I’m not sure whether to feel pity for him or judgment.  His use of his great mind for the purposes of oppression and persecution is utterly horrifying.  He was capable of such deep insight that it’s just sad that he wasted it on political propgandizing.  And to think how many people were tortured and killed according to the justification of his beautiful writing.

2 thoughts on “The not-so-saintly Augustine

  1. In case anyone wishes to criticize my criticism of Augustine, feel free. I’m not attached to my opinions here. In all honesty, I’m not expert on Augustine. It’s only been recently that I’ve looked more deeply into his life and ideas. I’m at the moment undecided about my final analysis of Augustine. He seems a slippery person to get a hold of, and I find it quite confusing in my attempt to figure out what he actually believed.

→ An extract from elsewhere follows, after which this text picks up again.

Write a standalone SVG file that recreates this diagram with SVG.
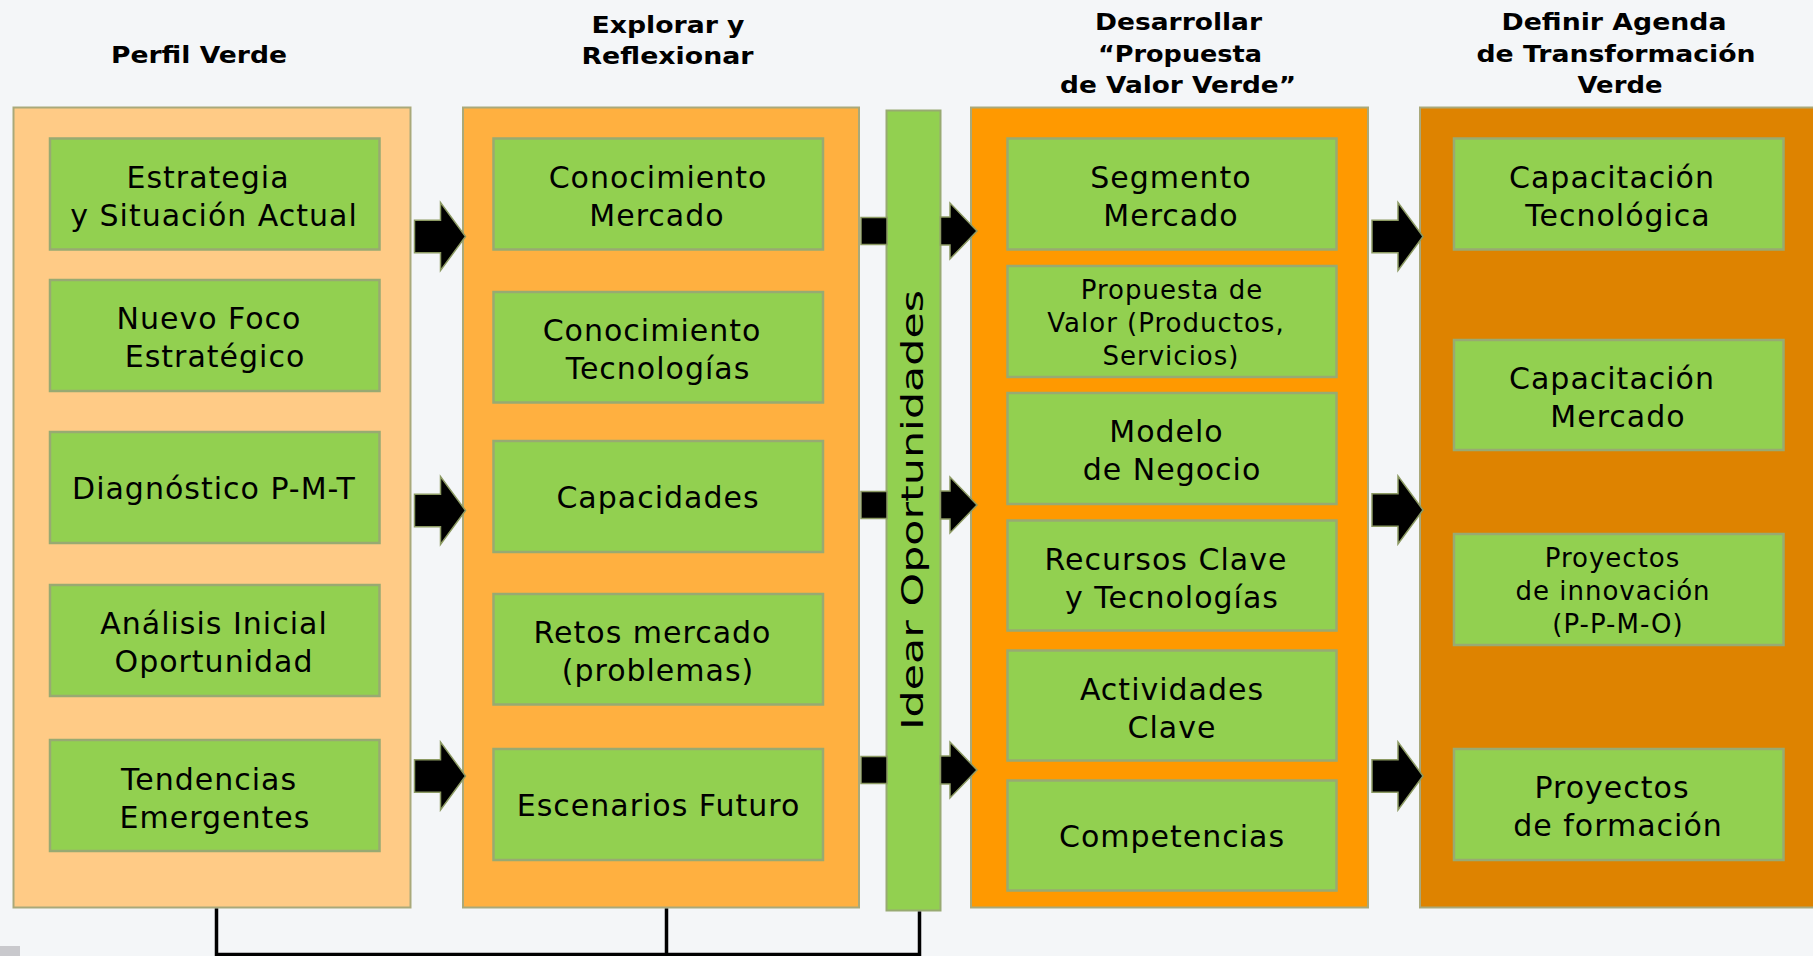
<svg xmlns="http://www.w3.org/2000/svg" xmlns:xlink="http://www.w3.org/1999/xlink" width="1813" height="956" viewBox="0 0 1813 956">
<style>
.bg{fill:#f4f6f8}
.col{stroke:#a9a97a;stroke-width:2}
.c1{fill:#ffcb86}
.c2{fill:#ffb040}
.c3{fill:#ff9900}
.c4{fill:#de8300}
.box{fill:#92d050;stroke:#98aa72;stroke-width:2.5}
.t{font-family:"DejaVu Sans",Verdana,sans-serif;font-size:30px;letter-spacing:1px;fill:#000;text-anchor:middle}
.ts{font-size:26px}
.h{font-family:"DejaVu Sans","Liberation Sans",sans-serif;font-weight:bold;font-size:23px;fill:#000;text-anchor:middle}
.arr{fill:#000;stroke:#8c9a63;stroke-width:1.5;stroke-linejoin:miter}
.line{fill:none;stroke:#000;stroke-width:3.5}
</style>
<defs>
<polygon id="bigArrow" class="arr" points="0,-16.3 26,-16.3 26,-34 51,0 26,34 26,16.3 0,16.3"/>
<polygon id="barArrow" class="arr" points="0,-14 9.5,-14 9.5,-28 36.5,0 9.5,28 9.5,14 0,14"/>
<rect id="barBlock" class="arr" x="0" y="-13.5" width="26" height="27"/>
</defs>
<rect class="bg" x="0" y="0" width="1813" height="956"/>
<rect x="0" y="946" width="20" height="10" fill="#c9c9cd"/>

<g id="headers">
<text class="h" x="199" y="63" textLength="176" lengthAdjust="spacingAndGlyphs">Perfil Verde</text>
<text class="h" x="668" y="33" textLength="153" lengthAdjust="spacingAndGlyphs">Explorar y</text>
<text class="h" x="667.5" y="64" textLength="172" lengthAdjust="spacingAndGlyphs">Reflexionar</text>
<text class="h" x="1178.5" y="29.5" textLength="167" lengthAdjust="spacingAndGlyphs">Desarrollar</text>
<text class="h" x="1180" y="62" textLength="164" lengthAdjust="spacingAndGlyphs">“Propuesta</text>
<text class="h" x="1178" y="93" textLength="236" lengthAdjust="spacingAndGlyphs">de Valor Verde”</text>
<text class="h" x="1614" y="29.5" textLength="225" lengthAdjust="spacingAndGlyphs">Definir Agenda</text>
<text class="h" x="1616" y="62" textLength="279" lengthAdjust="spacingAndGlyphs">de Transformación</text>
<text class="h" x="1620" y="93" textLength="85" lengthAdjust="spacingAndGlyphs">Verde</text>
</g>

<g id="perfil-verde">
<rect class="col c1" x="13.5" y="107.5" width="397" height="800"/>
<g id="estrategia"><rect class="box" x="50" y="138.5" width="329.5" height="111"/>
<text class="t" x="208" y="187.5">Estrategia</text><text class="t" x="214" y="225.5">y Situación Actual</text></g>
<g id="nuevo-foco"><rect class="box" x="50" y="280" width="329.5" height="111"/>
<text class="t" x="209" y="329">Nuevo Foco</text><text class="t" x="215" y="367">Estratégico</text></g>
<g id="diagnostico"><rect class="box" x="50" y="432" width="329.5" height="111"/>
<text class="t" x="214" y="498.5">Diagnóstico P-M-T</text></g>
<g id="analisis"><rect class="box" x="50" y="585" width="329.5" height="111"/>
<text class="t" x="214" y="634">Análisis Inicial</text><text class="t" x="214" y="672">Oportunidad</text></g>
<g id="tendencias"><rect class="box" x="50" y="740" width="329.5" height="111"/>
<text class="t" x="209" y="789.5">Tendencias</text><text class="t" x="215" y="827.5">Emergentes</text></g>
</g>

<g id="explorar">
<rect class="col c2" x="463" y="107.5" width="396" height="800"/>
<g id="conoc-mercado"><rect class="box" x="493.5" y="138.5" width="329.5" height="111"/>
<text class="t" x="658" y="187.5">Conocimiento</text><text class="t" x="657" y="225.5">Mercado</text></g>
<g id="conoc-tecno"><rect class="box" x="493.5" y="292" width="329.5" height="110.5"/>
<text class="t" x="652" y="341">Conocimiento</text><text class="t" x="658" y="379">Tecnologías</text></g>
<g id="capacidades"><rect class="box" x="493.5" y="441" width="329.5" height="111"/>
<text class="t" x="658" y="508">Capacidades</text></g>
<g id="retos"><rect class="box" x="493.5" y="594" width="329.5" height="110.5"/>
<text class="t" x="652.5" y="643">Retos mercado</text><text class="t" x="658" y="681">(problemas)</text></g>
<g id="escenarios"><rect class="box" x="493.5" y="749" width="329.5" height="111"/>
<text class="t" x="658.5" y="816">Escenarios Futuro</text></g>
</g>

<g id="desarrollar">
<rect class="col c3" x="971" y="107.5" width="397" height="800"/>
<g id="segmento"><rect class="box" x="1007.5" y="138.5" width="329" height="111"/>
<text class="t" x="1171" y="187.5">Segmento</text><text class="t" x="1171" y="225.5">Mercado</text></g>
<g id="propuesta"><rect class="box" x="1007.5" y="266" width="329" height="111"/>
<text class="t ts" x="1172" y="299">Propuesta de</text><text class="t ts" x="1166" y="332">Valor (Productos,</text><text class="t ts" x="1171" y="365">Servicios)</text></g>
<g id="modelo"><rect class="box" x="1007.5" y="393" width="329" height="111"/>
<text class="t" x="1166.5" y="442">Modelo</text><text class="t" x="1172" y="480">de Negocio</text></g>
<g id="recursos"><rect class="box" x="1007.5" y="520.5" width="329" height="110"/>
<text class="t" x="1166" y="569.5">Recursos Clave</text><text class="t" x="1172" y="607.5">y Tecnologías</text></g>
<g id="actividades"><rect class="box" x="1007.5" y="650.5" width="329" height="110"/>
<text class="t" x="1172" y="699.5">Actividades</text><text class="t" x="1172" y="737.5">Clave</text></g>
<g id="competencias"><rect class="box" x="1007.5" y="780.5" width="329" height="110"/>
<text class="t" x="1172" y="847">Competencias</text></g>
</g>

<g id="agenda">
<rect class="col c4" x="1420" y="107.5" width="400" height="800"/>
<g id="cap-tecno"><rect class="box" x="1454" y="138.5" width="329.5" height="111"/>
<text class="t" x="1612" y="187.5">Capacitación</text><text class="t" x="1618" y="225.5">Tecnológica</text></g>
<g id="cap-mercado"><rect class="box" x="1454" y="340" width="329.5" height="110"/>
<text class="t" x="1612" y="388.5">Capacitación</text><text class="t" x="1618" y="426.5">Mercado</text></g>
<g id="proy-innov"><rect class="box" x="1454" y="534" width="329.5" height="111"/>
<text class="t ts" x="1612.5" y="566.5">Proyectos</text><text class="t ts" x="1613" y="599.5">de innovación</text><text class="t ts" x="1618" y="632.5">(P-P-M-O)</text></g>
<g id="proy-form"><rect class="box" x="1454" y="749" width="329.5" height="111"/>
<text class="t" x="1612" y="798">Proyectos</text><text class="t" x="1618" y="836">de formación</text></g>
</g>

<g id="idear">
<rect x="886.5" y="110.5" width="54" height="800" fill="#92d050" stroke="#98aa72" stroke-width="2"/>
<text transform="translate(923,510) rotate(-90)" x="0" y="0" font-family="DejaVu Sans, Verdana, sans-serif" font-size="31" text-anchor="middle" textLength="440" lengthAdjust="spacingAndGlyphs">Idear Oportunidades</text>
</g>

<g id="connectors">
<use xlink:href="#bigArrow" x="414.5" y="236.5"/>
<use xlink:href="#bigArrow" x="414.5" y="510.5"/>
<use xlink:href="#bigArrow" x="414.5" y="776"/>
<use xlink:href="#barBlock" x="861" y="231"/>
<use xlink:href="#barBlock" x="861" y="505"/>
<use xlink:href="#barBlock" x="861" y="770"/>
<use xlink:href="#barArrow" x="940.5" y="231"/>
<use xlink:href="#barArrow" x="940.5" y="505"/>
<use xlink:href="#barArrow" x="940.5" y="770"/>
<use xlink:href="#bigArrow" x="1372" y="236.5"/>
<use xlink:href="#bigArrow" x="1372" y="510"/>
<use xlink:href="#bigArrow" x="1372" y="776"/>
<path class="line" d="M216.5,908.5 V954.5 H919.5 V911.5 M666.5,908.5 V954.5"/>
</g>
</svg>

  2. I was considering why I felt so critical of Augustine. I think it might be because I expected a lot from him. He is considered one of the greatest theologians of Christianity and he is considered a major influence on all later thought in Western culture.

    Instead, with research, I discover an apologist and I really don’t like apologists… in particular the kind that support oppression and persecution. I figured I’d disagree with him a fair amount, but I was hoping for some more deep insight. I actually resonate a bit with his pessimistic sensibilities, yet I don’t get the sense that he sticks closely enough to this insight and instead uses it to support church doctrine.

    I guess I was expecting a more coherent and well articulated theological system. But I could hardly even distinguish between his personal beliefs and public statements. I’m left with doubts as to who he really was when not playing his official role. Or had he become entirely identified with his official role?